╔══

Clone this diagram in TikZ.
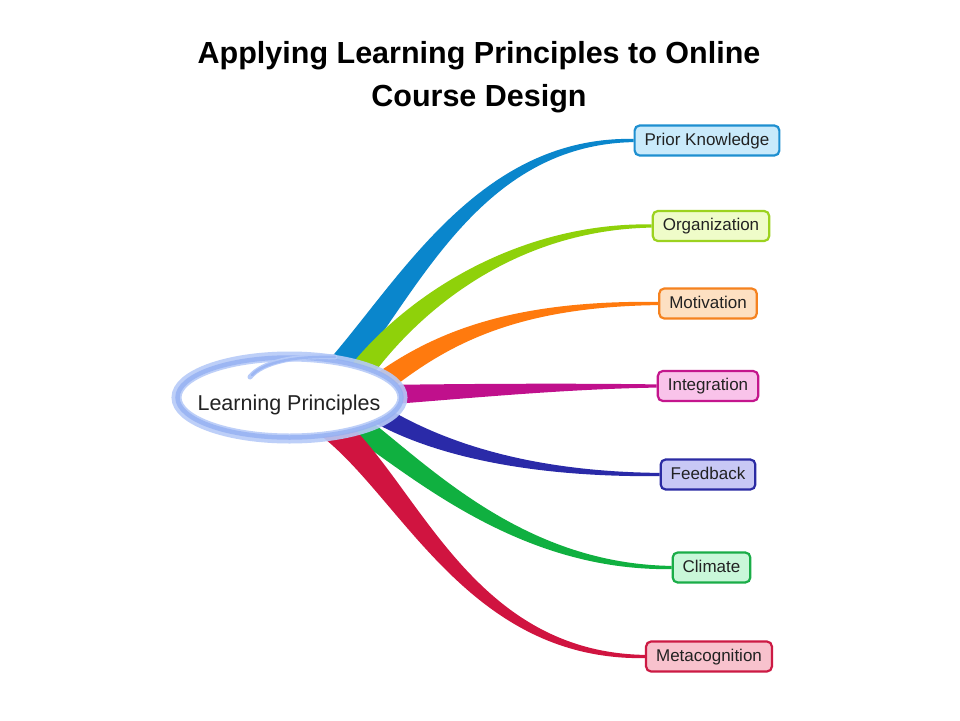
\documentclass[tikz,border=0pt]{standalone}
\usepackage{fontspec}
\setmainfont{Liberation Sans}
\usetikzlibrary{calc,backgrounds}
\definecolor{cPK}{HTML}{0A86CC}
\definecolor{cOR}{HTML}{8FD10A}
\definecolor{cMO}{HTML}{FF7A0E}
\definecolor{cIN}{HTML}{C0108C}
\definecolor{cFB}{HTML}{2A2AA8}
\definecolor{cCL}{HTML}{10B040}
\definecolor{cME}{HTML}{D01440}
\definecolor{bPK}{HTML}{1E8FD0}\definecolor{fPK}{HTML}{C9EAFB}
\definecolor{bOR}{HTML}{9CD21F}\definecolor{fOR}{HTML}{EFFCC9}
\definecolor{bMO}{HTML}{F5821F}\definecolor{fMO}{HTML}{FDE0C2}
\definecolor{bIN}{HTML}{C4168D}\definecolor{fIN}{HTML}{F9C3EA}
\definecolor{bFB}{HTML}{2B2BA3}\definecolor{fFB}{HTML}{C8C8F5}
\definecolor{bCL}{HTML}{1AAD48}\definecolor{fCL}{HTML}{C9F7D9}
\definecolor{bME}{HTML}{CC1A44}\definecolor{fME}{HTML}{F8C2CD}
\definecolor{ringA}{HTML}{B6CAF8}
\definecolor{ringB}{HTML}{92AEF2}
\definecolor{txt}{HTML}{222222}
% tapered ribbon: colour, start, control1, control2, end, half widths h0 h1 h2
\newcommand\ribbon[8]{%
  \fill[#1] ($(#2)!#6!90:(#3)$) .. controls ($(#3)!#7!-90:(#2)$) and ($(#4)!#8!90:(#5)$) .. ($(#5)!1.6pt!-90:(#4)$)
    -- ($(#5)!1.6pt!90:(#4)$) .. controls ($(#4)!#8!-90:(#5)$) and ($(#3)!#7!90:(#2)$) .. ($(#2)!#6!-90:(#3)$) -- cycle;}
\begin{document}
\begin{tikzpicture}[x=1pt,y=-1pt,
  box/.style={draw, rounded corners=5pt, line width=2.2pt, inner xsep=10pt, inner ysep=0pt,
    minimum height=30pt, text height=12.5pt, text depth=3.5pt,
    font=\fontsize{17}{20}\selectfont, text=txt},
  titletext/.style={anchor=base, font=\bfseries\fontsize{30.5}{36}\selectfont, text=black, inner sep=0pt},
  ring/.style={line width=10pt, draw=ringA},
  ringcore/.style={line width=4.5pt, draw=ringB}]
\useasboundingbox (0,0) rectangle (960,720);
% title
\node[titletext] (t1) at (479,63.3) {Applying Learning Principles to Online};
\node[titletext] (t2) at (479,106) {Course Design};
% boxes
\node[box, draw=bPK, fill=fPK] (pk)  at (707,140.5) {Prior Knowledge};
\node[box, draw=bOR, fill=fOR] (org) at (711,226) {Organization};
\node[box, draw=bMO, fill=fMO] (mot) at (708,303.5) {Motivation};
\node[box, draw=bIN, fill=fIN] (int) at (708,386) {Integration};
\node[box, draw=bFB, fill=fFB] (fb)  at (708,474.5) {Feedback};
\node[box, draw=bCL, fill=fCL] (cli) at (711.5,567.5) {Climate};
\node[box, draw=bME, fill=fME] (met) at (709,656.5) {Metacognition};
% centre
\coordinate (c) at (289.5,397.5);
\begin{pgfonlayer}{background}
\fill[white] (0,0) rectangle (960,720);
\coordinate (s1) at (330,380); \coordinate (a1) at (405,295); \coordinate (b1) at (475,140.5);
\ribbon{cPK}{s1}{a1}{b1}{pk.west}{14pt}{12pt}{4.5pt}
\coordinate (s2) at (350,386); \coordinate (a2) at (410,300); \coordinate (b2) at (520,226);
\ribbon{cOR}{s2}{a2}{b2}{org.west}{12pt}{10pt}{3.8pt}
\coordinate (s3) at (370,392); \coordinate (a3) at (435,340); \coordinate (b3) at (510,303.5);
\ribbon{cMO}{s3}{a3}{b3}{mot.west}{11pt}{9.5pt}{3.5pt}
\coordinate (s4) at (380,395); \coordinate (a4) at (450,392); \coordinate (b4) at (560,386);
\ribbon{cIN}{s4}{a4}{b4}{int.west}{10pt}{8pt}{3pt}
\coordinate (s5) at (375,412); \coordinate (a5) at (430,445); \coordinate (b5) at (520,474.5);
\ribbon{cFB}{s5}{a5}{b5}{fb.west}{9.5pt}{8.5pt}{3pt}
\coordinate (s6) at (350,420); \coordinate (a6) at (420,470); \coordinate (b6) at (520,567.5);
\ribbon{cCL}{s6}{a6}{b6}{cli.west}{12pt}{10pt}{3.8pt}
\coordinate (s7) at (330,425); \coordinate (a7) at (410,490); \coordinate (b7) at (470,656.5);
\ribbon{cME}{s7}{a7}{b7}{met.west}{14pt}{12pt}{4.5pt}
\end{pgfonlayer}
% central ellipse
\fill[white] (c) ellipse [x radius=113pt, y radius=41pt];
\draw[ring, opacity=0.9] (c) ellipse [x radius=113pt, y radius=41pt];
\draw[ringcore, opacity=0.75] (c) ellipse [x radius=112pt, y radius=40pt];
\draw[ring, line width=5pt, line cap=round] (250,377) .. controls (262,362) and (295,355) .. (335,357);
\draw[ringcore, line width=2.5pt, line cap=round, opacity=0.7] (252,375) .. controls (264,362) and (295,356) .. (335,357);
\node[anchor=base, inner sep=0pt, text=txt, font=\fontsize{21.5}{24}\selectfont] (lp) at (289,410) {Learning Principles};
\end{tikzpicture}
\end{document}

╚══

GIVEN TASK
Make an exact copy of the data above, pictures excluded.

SOLUTION
Clone this diagram in TikZ.
\documentclass[tikz,border=0pt]{standalone}
\usepackage{fontspec}
\setmainfont{Liberation Sans}
\usetikzlibrary{calc,backgrounds}
\definecolor{cPK}{HTML}{0A86CC}
\definecolor{cOR}{HTML}{8FD10A}
\definecolor{cMO}{HTML}{FF7A0E}
\definecolor{cIN}{HTML}{C0108C}
\definecolor{cFB}{HTML}{2A2AA8}
\definecolor{cCL}{HTML}{10B040}
\definecolor{cME}{HTML}{D01440}
\definecolor{bPK}{HTML}{1E8FD0}\definecolor{fPK}{HTML}{C9EAFB}
\definecolor{bOR}{HTML}{9CD21F}\definecolor{fOR}{HTML}{EFFCC9}
\definecolor{bMO}{HTML}{F5821F}\definecolor{fMO}{HTML}{FDE0C2}
\definecolor{bIN}{HTML}{C4168D}\definecolor{fIN}{HTML}{F9C3EA}
\definecolor{bFB}{HTML}{2B2BA3}\definecolor{fFB}{HTML}{C8C8F5}
\definecolor{bCL}{HTML}{1AAD48}\definecolor{fCL}{HTML}{C9F7D9}
\definecolor{bME}{HTML}{CC1A44}\definecolor{fME}{HTML}{F8C2CD}
\definecolor{ringA}{HTML}{B6CAF8}
\definecolor{ringB}{HTML}{92AEF2}
\definecolor{txt}{HTML}{222222}
% tapered ribbon: colour, start, control1, control2, end, half widths h0 h1 h2
\newcommand\ribbon[8]{%
  \fill[#1] ($(#2)!#6!90:(#3)$) .. controls ($(#3)!#7!-90:(#2)$) and ($(#4)!#8!90:(#5)$) .. ($(#5)!1.6pt!-90:(#4)$)
    -- ($(#5)!1.6pt!90:(#4)$) .. controls ($(#4)!#8!-90:(#5)$) and ($(#3)!#7!90:(#2)$) .. ($(#2)!#6!-90:(#3)$) -- cycle;}
\begin{document}
\begin{tikzpicture}[x=1pt,y=-1pt,
  box/.style={draw, rounded corners=5pt, line width=2.2pt, inner xsep=10pt, inner ysep=0pt,
    minimum height=30pt, text height=12.5pt, text depth=3.5pt,
    font=\fontsize{17}{20}\selectfont, text=txt},
  titletext/.style={anchor=base, font=\bfseries\fontsize{30.5}{36}\selectfont, text=black, inner sep=0pt},
  ring/.style={line width=10pt, draw=ringA},
  ringcore/.style={line width=4.5pt, draw=ringB}]
\useasboundingbox (0,0) rectangle (960,720);
% title
\node[titletext] (t1) at (479,63.3) {Applying Learning Principles to Online};
\node[titletext] (t2) at (479,106) {Course Design};
% boxes
\node[box, draw=bPK, fill=fPK] (pk)  at (707,140.5) {Prior Knowledge};
\node[box, draw=bOR, fill=fOR] (org) at (711,226) {Organization};
\node[box, draw=bMO, fill=fMO] (mot) at (708,303.5) {Motivation};
\node[box, draw=bIN, fill=fIN] (int) at (708,386) {Integration};
\node[box, draw=bFB, fill=fFB] (fb)  at (708,474.5) {Feedback};
\node[box, draw=bCL, fill=fCL] (cli) at (711.5,567.5) {Climate};
\node[box, draw=bME, fill=fME] (met) at (709,656.5) {Metacognition};
% centre
\coordinate (c) at (289.5,397.5);
\begin{pgfonlayer}{background}
\fill[white] (0,0) rectangle (960,720);
\coordinate (s1) at (330,380); \coordinate (a1) at (405,295); \coordinate (b1) at (475,140.5);
\ribbon{cPK}{s1}{a1}{b1}{pk.west}{14pt}{12pt}{4.5pt}
\coordinate (s2) at (350,386); \coordinate (a2) at (410,300); \coordinate (b2) at (520,226);
\ribbon{cOR}{s2}{a2}{b2}{org.west}{12pt}{10pt}{3.8pt}
\coordinate (s3) at (370,392); \coordinate (a3) at (435,340); \coordinate (b3) at (510,303.5);
\ribbon{cMO}{s3}{a3}{b3}{mot.west}{11pt}{9.5pt}{3.5pt}
\coordinate (s4) at (380,395); \coordinate (a4) at (450,392); \coordinate (b4) at (560,386);
\ribbon{cIN}{s4}{a4}{b4}{int.west}{10pt}{8pt}{3pt}
\coordinate (s5) at (375,412); \coordinate (a5) at (430,445); \coordinate (b5) at (520,474.5);
\ribbon{cFB}{s5}{a5}{b5}{fb.west}{9.5pt}{8.5pt}{3pt}
\coordinate (s6) at (350,420); \coordinate (a6) at (420,470); \coordinate (b6) at (520,567.5);
\ribbon{cCL}{s6}{a6}{b6}{cli.west}{12pt}{10pt}{3.8pt}
\coordinate (s7) at (330,425); \coordinate (a7) at (410,490); \coordinate (b7) at (470,656.5);
\ribbon{cME}{s7}{a7}{b7}{met.west}{14pt}{12pt}{4.5pt}
\end{pgfonlayer}
% central ellipse
\fill[white] (c) ellipse [x radius=113pt, y radius=41pt];
\draw[ring, opacity=0.9] (c) ellipse [x radius=113pt, y radius=41pt];
\draw[ringcore, opacity=0.75] (c) ellipse [x radius=112pt, y radius=40pt];
\draw[ring, line width=5pt, line cap=round] (250,377) .. controls (262,362) and (295,355) .. (335,357);
\draw[ringcore, line width=2.5pt, line cap=round, opacity=0.7] (252,375) .. controls (264,362) and (295,356) .. (335,357);
\node[anchor=base, inner sep=0pt, text=txt, font=\fontsize{21.5}{24}\selectfont] (lp) at (289,410) {Learning Principles};
\end{tikzpicture}
\end{document}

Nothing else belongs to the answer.